There is consensus chit-chat, which makes publishing data take longer and more costly on computation and network than publishing a signed immutable block to a content-addressable storage of your choice.

Using Fluree solely as the source of truth would limit options of where we can get the data from.
Whereas we could be using any combination of content-addressable stores to publish and discover data (IPFS, GNUNet, https CDNs).

In Fluree Interconnection with the SemanticWeb happens by exposing SPARQL endpoint on a Fluree server. Atm this server seem to only include just some Semantic Web sources, such as Fluree blockchain, Wikidata and BigData. source
I haven’t found them mention how to adding more sources, although I guess it is possible.
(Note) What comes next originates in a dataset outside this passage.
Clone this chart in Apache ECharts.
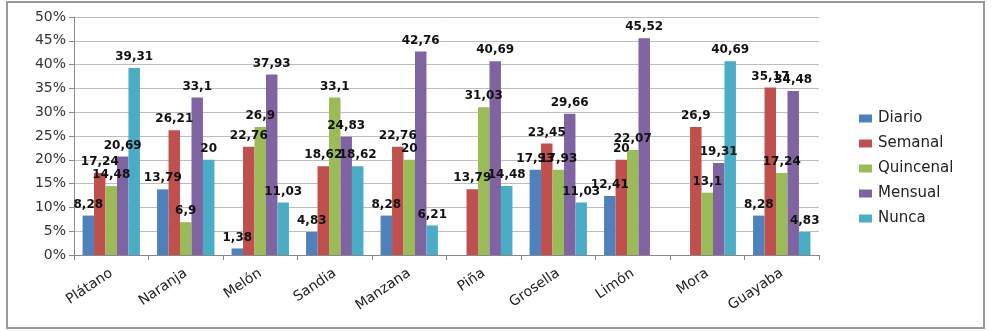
<!DOCTYPE html>
<html>
<head>
<meta charset="utf-8">
<script src="https://cdn.jsdelivr.net/npm/echarts@6/dist/echarts.min.js"></script>
<style>
  html, body { margin: 0; padding: 0; background: #fff; }
  #grafica { width: 994px; height: 331px; }
</style>
</head>
<body>
<div id="grafica"></div>
<script>
// frutas y frecuencia de consumo (porcentajes)
var frutas = ['Plátano', 'Naranja', 'Melón', 'Sandia', 'Manzana', 'Piña', 'Grosella', 'Limón', 'Mora', 'Guayaba'];
var diario    = [8.28, 13.79, 1.38, 4.83, 8.28, null, 17.93, 12.41, null, 8.28];
var semanal   = [17.24, 26.21, 22.76, 18.62, 22.76, 13.79, 23.45, 20, 26.9, 35.17];
var quincenal = [14.48, 6.9, 26.9, 33.1, 20, 31.03, 17.93, 22.07, 13.1, 17.24];
var mensual   = [20.69, 33.1, 37.93, 24.83, 42.76, 40.69, 29.66, 45.52, 19.31, 34.48];
var nunca     = [39.31, 20, 11.03, 18.62, 6.21, 14.48, 11.03, null, 40.69, 4.83];

var myChart = echarts.init(document.getElementById('grafica'));

function serie(nombre, datos, color) {
    return {
        name: nombre,
        type: 'bar',
        data: datos,
        barGap: '0%',
        barCategoryGap: '23%',
        itemStyle: { color: color },
        label: {
            show: true,
            position: 'top',
            distance: 5,
            color: '#111',
            fontFamily: 'DejaVu Sans',
            fontWeight: 'bold',
            fontSize: 12,
            formatter: function (p) {
                return String(p.value).replace('.', ',');
            }
        }
    };
}

var option = {
    animation: false,
    textStyle: { fontFamily: 'DejaVu Sans' },
    grid: { left: 74, right: 175, top: 17, bottom: 76 },
    graphic: [{
        type: 'rect',
        shape: { x: 7, y: 2, width: 977, height: 326 },
        style: { fill: 'none', stroke: '#9a9a9a', lineWidth: 2 },
        silent: true
    }],
    legend: {
        orient: 'vertical',
        left: 854,
        top: 106,
        itemWidth: 13,
        itemHeight: 8,
        itemGap: 10,
        icon: 'rect',
        textStyle: { fontSize: 15, color: '#222', fontFamily: 'DejaVu Sans', padding: [0, 0, 0, 1] }
    },
    xAxis: {
        type: 'category',
        data: frutas,
        axisLine: { lineStyle: { color: '#888' } },
        axisTick: { show: true, length: 5, lineStyle: { color: '#888' } },
        axisLabel: { rotate: 34, fontSize: 14, color: '#222', margin: 17, interval: 0 }
    },
    yAxis: {
        type: 'value',
        min: 0,
        max: 50,
        interval: 5,
        axisLine: { show: true, lineStyle: { color: '#888' } },
        axisTick: { show: true, length: 5, lineStyle: { color: '#888' } },
        axisLabel: { fontSize: 14, color: '#333', margin: 8, formatter: '{value}%' },
        splitLine: { lineStyle: { color: '#bdbdbd' } }
    },
    series: [
        serie('Diario', diario, '#4F81BD'),
        serie('Semanal', semanal, '#C0504D'),
        serie('Quincenal', quincenal, '#9BBB59'),
        serie('Mensual', mensual, '#8064A2'),
        serie('Nunca', nunca, '#4BACC6')
    ]
};

myChart.setOption(option);
</script>
</body>
</html>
SPARQL endpoints are expensive on the server. source
Serving Semantic Web data as Linked Data Fragments strikes a good balance between client and server cost, and allows for federated queries from the browser, via js libs such as Comunica.

Overall, it seems Fluree is a good fit for consensus-requiring use-cases, and this feature comes with a hefty architecture complexity. It also seems our use-case does not require consensus, so putting Fluree to use would add accidental complexity.

When this is interesting, allowing to find the exact version of a Logseq block that other block referred to (which I believe is a must have, as it prevents link rot), it comes with the need to have this time blockchain and search through it, recreating state as of some time, which is costly on storage and requires blockchain architecture or some other way to guarantee that time log is not tempered with.
An alternative solution to use content-based addressing for block references, baking in reference to the exact content/block. Such a reference can be represented as a HashURI, being a part of RDF representation of a black, and being lazily resolved to it’s actual content by a query engine, such as Comunica (it would need to be extended with such hash-based-uri resolving module though (in plans)).

Thank you for bringing Fluree to attention, it’s is an interesting piece of tech and perhaps some of it’s ideas could be used as inspiration sources, e.g., how data can be signed and encrypted.
Keen to hear more ideas this way, it gets us one step closer towards our dream.=)